» REQUEST
Each line of the listing must be transcribed exactly, except for the images, which should be excluded.

» STORED DATA

========================================================================

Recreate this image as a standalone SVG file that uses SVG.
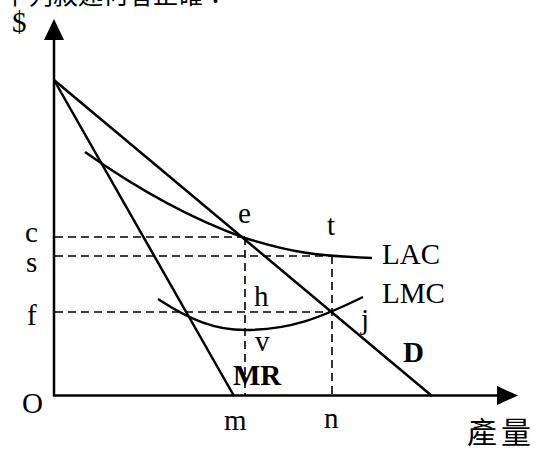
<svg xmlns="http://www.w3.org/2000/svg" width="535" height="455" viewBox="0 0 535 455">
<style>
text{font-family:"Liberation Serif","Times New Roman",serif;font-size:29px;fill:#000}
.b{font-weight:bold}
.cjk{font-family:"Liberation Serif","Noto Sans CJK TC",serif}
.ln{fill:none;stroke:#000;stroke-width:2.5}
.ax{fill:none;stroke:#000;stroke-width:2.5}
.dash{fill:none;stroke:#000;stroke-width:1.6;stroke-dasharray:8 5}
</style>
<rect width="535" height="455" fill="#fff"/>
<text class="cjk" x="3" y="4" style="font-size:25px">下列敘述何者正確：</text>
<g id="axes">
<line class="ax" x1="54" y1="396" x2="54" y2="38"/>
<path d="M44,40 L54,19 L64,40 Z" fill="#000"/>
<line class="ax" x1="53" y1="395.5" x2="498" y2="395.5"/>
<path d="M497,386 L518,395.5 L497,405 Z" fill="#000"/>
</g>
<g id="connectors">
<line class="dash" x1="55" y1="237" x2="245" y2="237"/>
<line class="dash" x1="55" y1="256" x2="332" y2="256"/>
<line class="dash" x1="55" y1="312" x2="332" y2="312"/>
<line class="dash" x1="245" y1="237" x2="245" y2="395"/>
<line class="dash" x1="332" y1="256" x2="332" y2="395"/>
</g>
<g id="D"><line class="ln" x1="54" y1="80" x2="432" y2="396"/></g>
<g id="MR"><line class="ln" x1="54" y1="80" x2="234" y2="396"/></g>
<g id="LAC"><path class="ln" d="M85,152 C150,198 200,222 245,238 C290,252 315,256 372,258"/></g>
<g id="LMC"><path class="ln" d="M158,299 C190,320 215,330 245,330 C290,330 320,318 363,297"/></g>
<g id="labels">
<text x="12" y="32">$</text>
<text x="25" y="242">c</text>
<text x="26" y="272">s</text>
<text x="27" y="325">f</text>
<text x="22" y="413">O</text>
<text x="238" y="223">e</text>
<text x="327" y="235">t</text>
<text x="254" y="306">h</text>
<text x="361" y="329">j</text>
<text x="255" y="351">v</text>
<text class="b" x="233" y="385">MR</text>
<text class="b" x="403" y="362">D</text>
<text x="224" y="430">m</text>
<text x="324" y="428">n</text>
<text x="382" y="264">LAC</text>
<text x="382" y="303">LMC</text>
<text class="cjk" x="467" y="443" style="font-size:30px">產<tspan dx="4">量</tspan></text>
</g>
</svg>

========================================================================

» COMPLETE RESPONSE
Recreate this image as a standalone SVG file that uses SVG.
<svg xmlns="http://www.w3.org/2000/svg" width="535" height="455" viewBox="0 0 535 455">
<style>
text{font-family:"Liberation Serif","Times New Roman",serif;font-size:29px;fill:#000}
.b{font-weight:bold}
.cjk{font-family:"Liberation Serif","Noto Sans CJK TC",serif}
.ln{fill:none;stroke:#000;stroke-width:2.5}
.ax{fill:none;stroke:#000;stroke-width:2.5}
.dash{fill:none;stroke:#000;stroke-width:1.6;stroke-dasharray:8 5}
</style>
<rect width="535" height="455" fill="#fff"/>
<text class="cjk" x="3" y="4" style="font-size:25px">下列敘述何者正確：</text>
<g id="axes">
<line class="ax" x1="54" y1="396" x2="54" y2="38"/>
<path d="M44,40 L54,19 L64,40 Z" fill="#000"/>
<line class="ax" x1="53" y1="395.5" x2="498" y2="395.5"/>
<path d="M497,386 L518,395.5 L497,405 Z" fill="#000"/>
</g>
<g id="connectors">
<line class="dash" x1="55" y1="237" x2="245" y2="237"/>
<line class="dash" x1="55" y1="256" x2="332" y2="256"/>
<line class="dash" x1="55" y1="312" x2="332" y2="312"/>
<line class="dash" x1="245" y1="237" x2="245" y2="395"/>
<line class="dash" x1="332" y1="256" x2="332" y2="395"/>
</g>
<g id="D"><line class="ln" x1="54" y1="80" x2="432" y2="396"/></g>
<g id="MR"><line class="ln" x1="54" y1="80" x2="234" y2="396"/></g>
<g id="LAC"><path class="ln" d="M85,152 C150,198 200,222 245,238 C290,252 315,256 372,258"/></g>
<g id="LMC"><path class="ln" d="M158,299 C190,320 215,330 245,330 C290,330 320,318 363,297"/></g>
<g id="labels">
<text x="12" y="32">$</text>
<text x="25" y="242">c</text>
<text x="26" y="272">s</text>
<text x="27" y="325">f</text>
<text x="22" y="413">O</text>
<text x="238" y="223">e</text>
<text x="327" y="235">t</text>
<text x="254" y="306">h</text>
<text x="361" y="329">j</text>
<text x="255" y="351">v</text>
<text class="b" x="233" y="385">MR</text>
<text class="b" x="403" y="362">D</text>
<text x="224" y="430">m</text>
<text x="324" y="428">n</text>
<text x="382" y="264">LAC</text>
<text x="382" y="303">LMC</text>
<text class="cjk" x="467" y="443" style="font-size:30px">產<tspan dx="4">量</tspan></text>
</g>
</svg>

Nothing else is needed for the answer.